=== What to work on ===
Keep only the lines that hold the string "this", filtering out the rest of the entries below.

=== Material to process ===
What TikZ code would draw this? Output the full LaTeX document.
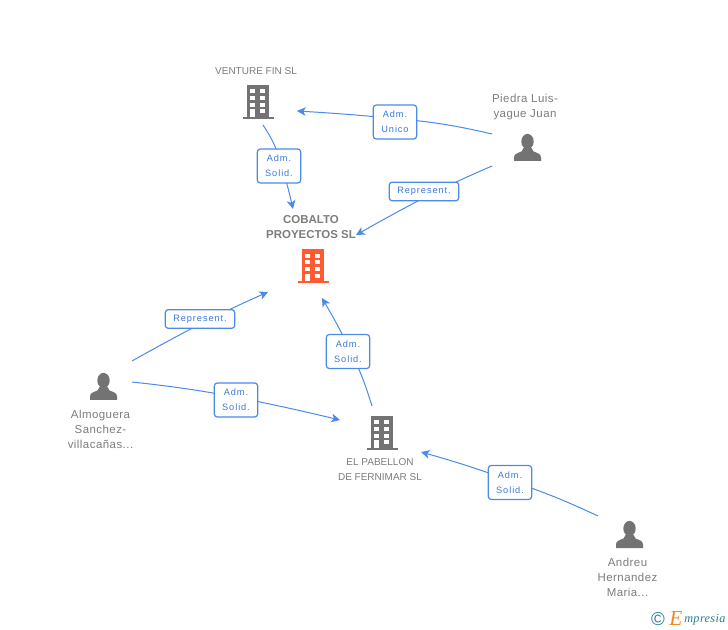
\documentclass[tikz,border=0pt]{standalone}
\usepackage{fontspec}
\setmainfont{Liberation Sans}
\newfontfamily\tagfont[LetterSpace=10]{Liberation Sans}
\newfontfamily\namefont[LetterSpace=4]{Liberation Sans}
\newfontfamily\logofont[LetterSpace=3]{Liberation Serif}
\usetikzlibrary{positioning,shapes,arrows.meta}
\pgfdeclarelayer{bg}
\pgfsetlayers{bg,main}
\definecolor{linkblue}{HTML}{4A8BE8}
\definecolor{tagblue}{HTML}{3A78D8}
\definecolor{icongray}{HTML}{737373}
\definecolor{textgray}{HTML}{7C7C7C}
\definecolor{mainred}{HTML}{FF5A32}
\definecolor{logoteal}{HTML}{2A7F95}
\definecolor{logoorange}{HTML}{F08A1E}
\tikzset{
tagbox/.style={draw=linkblue, line width=0.9pt, rounded corners=2.2pt, fill=white, text=tagblue, inner sep=0pt, align=center, font=\tagfont\fontsize{6.9}{11.2}\selectfont},
adm/.style={tagbox, minimum width=32.5pt, minimum height=25.5pt},
rep/.style={tagbox, minimum width=52pt, minimum height=14pt},
firmname/.style={text=textgray, align=center, inner sep=0pt, font=\fontsize{7.5}{11.25}\selectfont},
mainname/.style={firmname, font=\bfseries\fontsize{8.6}{11.25}\selectfont},
personname/.style={firmname, font=\namefont\fontsize{8.6}{11.25}\selectfont},
linkline/.style={linkblue, line width=0.75pt},
linktip/.style={linkline, -{Stealth[length=6.5pt,width=6.5pt,inset=1.8pt]}},
icon/.style={inner sep=0pt, minimum size=0pt},
pics/building/.style={code={
	\fill[#1] (-11,0) rectangle (11,-32);
	\fill[#1] (-15.5,-32) rectangle (15.5,-33.6);
	\foreach \row in {4.3,11,17.7} {
		\fill[white] (-7.7,-\row) rectangle (-3.3,-\row-4);
		\fill[white] (2.3,-\row) rectangle (6.7,-\row-4);
	}
	\fill[white] (-7.7,-24.3) rectangle (-3.3,-32);
	\fill[white] (2.3,-24.3) rectangle (6.7,-28.3);
}},
pics/person/.style={code={
	\fill[icongray] (0,19.5) ellipse (6.2 and 7.6);
	\fill[icongray] (-13.5,0) -- (-13.5,3.5) .. controls (-13.5,7) and (-10,8) .. (-6,9.5) -- (-4,13) -- (4,13) -- (6,9.5) .. controls (10,8) and (13.5,7) .. (13.5,3.5) -- (13.5,0) -- cycle;
}},
}
\begin{document}
\begin{tikzpicture}[x=0.75pt, y=0.75pt]
\useasboundingbox (0,0) rectangle (728,-630);

% icons
\node[icon] (venture) at (258,-85) {};
\node[icon] (cobalto) at (313,-249.5) {};
\node[icon] (pabellon) at (382,-416) {};
\node[icon] (piedra) at (527.5,-161) {};
\node[icon] (almoguera) at (103.5,-400) {};
\node[icon] (andreu) at (629.5,-548) {};
\pic at (venture) {building=icongray};
\pic at (cobalto) {building=mainred};
\pic at (pabellon) {building=icongray};
\pic at (piedra) {person};
\pic at (almoguera) {person};
\pic at (andreu) {person};

% names
\node[firmname] (venturename) at (256,-71) {VENTURE FIN SL};
\node[mainname] (cobaltoname) at (311,-227) {COBALTO\\PROYECTOS SL};
\node[firmname] (pabellonname) at (380,-469.5) {EL PABELLON\\DE FERNIMAR SL};
\node[personname] (piedraname) at (525,-107) {Piedra Luis-\\yague Juan};
\node[personname] (almogueraname) at (100.5,-429) {Almoguera\\Sanchez-\\villaca\~nas...};
\node[personname] (andreuname) at (627.5,-577) {Andreu\\Hernandez\\Maria...};

% tags
\node[adm] (tagventure) at (279,-166) {Adm.\\Solid.};
\node[adm] (tagunico) at (395,-122) {Adm.\\Unico};
\node[rep] (tagpiedra) at (424,-191.5) {Represent.};
\node[rep] (tagalmoguera) at (200,-319) {Represent.};
\node[adm] (tagsolid) at (236,-400) {Adm.\\Solid.};
\node[adm] (tagpabellon) at (348,-351.5) {Adm.\\Solid.};
\node[adm] (tagandreu) at (510,-482.5) {Adm.\\Solid.};

% free ends
\coordinate (s1) at (263,-125);
\coordinate (e1) at (293,-209);
\coordinate (s2) at (492,-134);
\coordinate (e2) at (297,-111);
\coordinate (s3) at (492,-166);
\coordinate (e3) at (356,-235);
\coordinate (s4) at (132,-361);
\coordinate (e4) at (268,-292);
\coordinate (s5) at (132,-382);
\coordinate (e5) at (340,-420);
\coordinate (s6) at (372,-406);
\coordinate (e6) at (322,-298);
\coordinate (s7) at (598,-516);
\coordinate (e7) at (421,-452);

\begin{pgfonlayer}{bg}
	\draw[linkline] (s1) to[bend left=9] ([xshift=2pt]tagventure.center);
	\draw[linktip] ([xshift=2pt]tagventure.center) to[bend left=2] (e1);
	\draw[linkline] (s2) to[bend right=4] ([yshift=2.6pt]tagunico.center);
	\draw[linktip] ([yshift=2.6pt]tagunico.center) to[bend right=1] (e2);
	\draw[linkline] (s3) to[bend right=1] ([xshift=9pt]tagpiedra.center);
	\draw[linktip] ([xshift=9pt]tagpiedra.center) to[bend right=1] (e3);
	\draw[linkline] (s4) to[bend left=1] ([xshift=7.5pt]tagalmoguera.center);
	\draw[linktip] ([xshift=7.5pt]tagalmoguera.center) to[bend left=1] (e4);
	\draw[linkline] (s5) to[bend left=2] ([yshift=2.2pt]tagsolid.center);
	\draw[linktip] ([yshift=2.2pt]tagsolid.center) to[bend left=1] (e5);
	\draw[linkline] (s6) to[bend right=4] ([xshift=2.2pt]tagpabellon.center);
	\draw[linktip] ([xshift=2.2pt]tagpabellon.center) to[bend right=2] (e6);
	\draw[linkline] (s7) to[bend right=3] ([yshift=1.5pt]tagandreu.center);
	\draw[linktip] ([yshift=1.5pt]tagandreu.center) to[bend right=2] (e7);
\end{pgfonlayer}

% logo
\node[inner sep=0pt, text=logoteal, font=\fontsize{14}{14}\selectfont] (logoc) at (658,-619) {\textcopyright};
\node[inner sep=0pt, text=logoorange, font=\logofont\itshape\fontsize{16}{16}\selectfont, anchor=base west] (logoe) at (669,-625) {E};
\node[inner sep=0pt, text=logoteal, font=\logofont\itshape\fontsize{9.2}{9.2}\selectfont, anchor=base west] (logotxt) at (684,-622) {mpresia};
\end{tikzpicture}
\end{document}
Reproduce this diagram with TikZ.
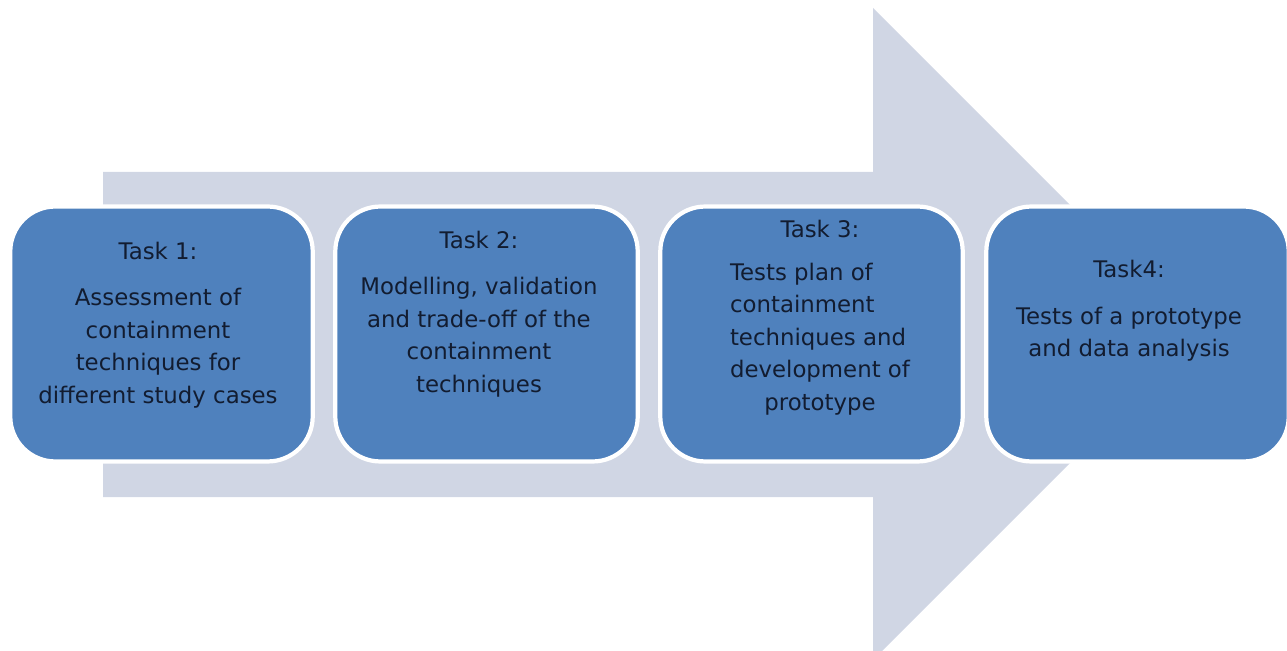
\documentclass[tikz,border=0pt]{standalone}
\usepackage{fontspec}
\setmainfont{DejaVu Sans}
\usetikzlibrary{positioning}
\definecolor{taskblue}{RGB}{79, 129, 189}
\definecolor{arrowgray}{RGB}{208, 214, 228}
\definecolor{textnavy}{RGB}{18, 28, 48}

\begin{document}
\begin{tikzpicture}[x = 0.02cm, y = -0.02cm,
	taskbox/.style = {rounded corners = 0.9cm, fill = taskblue, draw = white, line width = 2.4pt, minimum width = 6.05cm, minimum height = 5.1cm},
	tasktext/.style = {align = center, text = textnavy, font = \fontsize{13}{18.5}\selectfont}]
			\useasboundingbox (0,0) rectangle (1287,651);
			\fill[arrowgray] (103,172) -- (873,172) -- (873,8) -- (1199,334) -- (873,660) -- (873,497) -- (103,497) -- cycle;
			\node (t1) at (161.5,334) [taskbox] {};
			\node (t2) at (486.5,334) [taskbox] {};
			\node (t3) at (811.5,334) [taskbox] {};
			\node (t4) at (1137.5,334) [taskbox] {};
			\node (l1) at (158,325) [tasktext] {Task 1:\\[8pt]Assessment of\\containment\\techniques for\\different study cases};
			\node (l2) at (479,314) [tasktext] {Task 2:\\[8pt]Modelling, validation\\and trade-off of the\\containment\\techniques};
			\node (l3) at (820,320) [tasktext] {Task 3:\\[10.5pt]\begin{tabular}{@{}l@{}}Tests plan of\\containment\\techniques and\\development of\\\multicolumn{1}{@{}c@{}}{prototype}\end{tabular}};
			\node (l4) at (1129,311) [tasktext] {Task4:\\[8pt]Tests of a prototype\\and data analysis};
\end{tikzpicture}
\end{document}
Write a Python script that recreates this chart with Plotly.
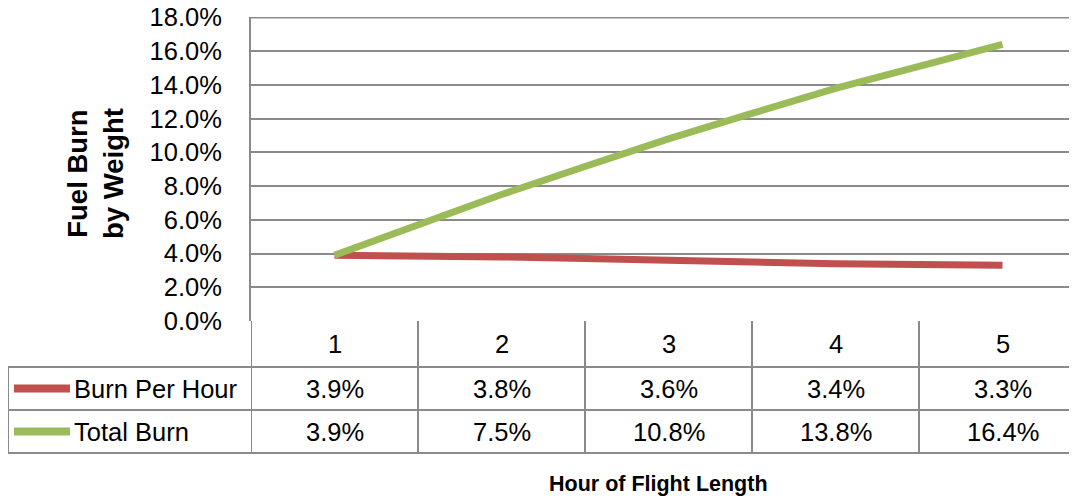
import plotly.graph_objects as go

hours = [1, 2, 3, 4, 5]
burn_per_hour = [0.039, 0.038, 0.036, 0.034, 0.033]
total_burn = [0.039, 0.075, 0.108, 0.138, 0.164]
series_names = ["Burn Per Hour", "Total Burn"]
series_colors = ["#C0504D", "#9BBB59"]
y_title = "Fuel Burn<br>by Weight"
x_title = "Hour of Flight Length"
y_max = 0.18

W, H = 1077, 499
OX, OY = 8, 8                    # page body offset
L, T, B = 251 - OX, 17 - OY, 321 - OY   # plot area pixel edges (figure coords)
PW = W - L
PH = B - T
CAT_W = 167.0
FONT = "Liberation Sans, Arial, sans-serif"
GRID = "#8a8a8a"

def py(pix_y):
    return (B - (pix_y - OY)) / PH

def px(pix_x):
    return ((pix_x - OX) - L) / PW

x0 = 0.5
x1 = x0 + PW / CAT_W

fig = go.Figure()
for name, vals, col in zip(series_names, [burn_per_hour, total_burn], series_colors):
    fig.add_trace(go.Scatter(x=hours, y=vals, mode="lines", name=name,
                             line=dict(color=col, width=7, shape="spline", smoothing=0.3),
                             showlegend=False))

shapes = []
annotations = []
# top border of plot area (gridline at the axis maximum)
shapes.append(dict(type="line", xref="paper", yref="y", x0=0, x1=1, y0=y_max, y1=y_max,
                   line=dict(color=GRID, width=2), layer="below"))
row_lines = [367, 410, 453]
for ry in row_lines:
    shapes.append(dict(type="line", xref="paper", yref="paper", x0=px(8), x1=1.2,
                       y0=py(ry), y1=py(ry), line=dict(color=GRID, width=2)))
for i in range(len(hours) + 1):
    shapes.append(dict(type="line", xref="x", yref="paper", x0=i + 0.5, x1=i + 0.5,
                       y0=0, y1=py(row_lines[-1]), line=dict(color=GRID, width=2)))
shapes.append(dict(type="line", xref="paper", yref="paper", x0=px(8), x1=px(8),
                   y0=py(row_lines[0]), y1=py(row_lines[-1]), line=dict(color=GRID, width=2)))

TF = dict(size=25.5, color="black", family=FONT)
for h in hours:
    annotations.append(dict(x=h, y=py(344), xref="x", yref="paper", xanchor="center",
                            yanchor="middle", text=str(h), showarrow=False, font=TF))
row_centers = [(row_lines[0] + row_lines[1]) / 2, (row_lines[1] + row_lines[2]) / 2]
for rc, name, vals, col in zip(row_centers, series_names, [burn_per_hour, total_burn], series_colors):
    shapes.append(dict(type="line", xref="paper", yref="paper", x0=px(14), x1=px(70),
                       y0=py(rc), y1=py(rc), line=dict(color=col, width=8)))
    annotations.append(dict(x=px(72), y=py(rc), xref="paper", yref="paper", xanchor="left",
                            yanchor="middle", text=name, showarrow=False, font=TF))
    for h, v in zip(hours, vals):
        annotations.append(dict(x=h, y=py(rc), xref="x", yref="paper", xanchor="center",
                                yanchor="middle", text=f"{v:.1%}", showarrow=False, font=TF))

annotations.append(dict(x=px(95), y=py(174), xref="paper", yref="paper", text=y_title,
                        xanchor="center", yanchor="middle", textangle=-90, showarrow=False,
                        font=dict(size=27.5, color="black", family=FONT, weight="bold")))
annotations.append(dict(x=px(658), y=py(484), xref="paper", yref="paper", text=x_title,
                        xanchor="center", yanchor="middle", showarrow=False,
                        font=dict(size=21.5, color="black", family=FONT, weight="bold")))

fig.update_layout(
    width=W, height=H,
    margin=dict(l=L, r=0, t=T, b=H - B, autoexpand=False),
    paper_bgcolor="white", plot_bgcolor="white",
    shapes=shapes, annotations=annotations,
    xaxis=dict(range=[x0, x1], showticklabels=False, showgrid=False, zeroline=False,
               showline=False, fixedrange=True),
    yaxis=dict(range=[0, y_max + 0.0003], dtick=0.02, tick0=0, tickformat=".1%", showgrid=True,
               gridcolor=GRID, gridwidth=2, zeroline=False, showline=True,
               linecolor=GRID, linewidth=2, ticks="", ticklabelstandoff=22,
               ticklabeloverflow="allow",
               tickfont=dict(size=25.5, color="black", family=FONT)),
)

fig.write_html("out.html")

=== Full solution ===
What TikZ code would draw this? Output the full LaTeX document.
Reproduce this diagram with TikZ.
Write a Python script that recreates this chart with Plotly.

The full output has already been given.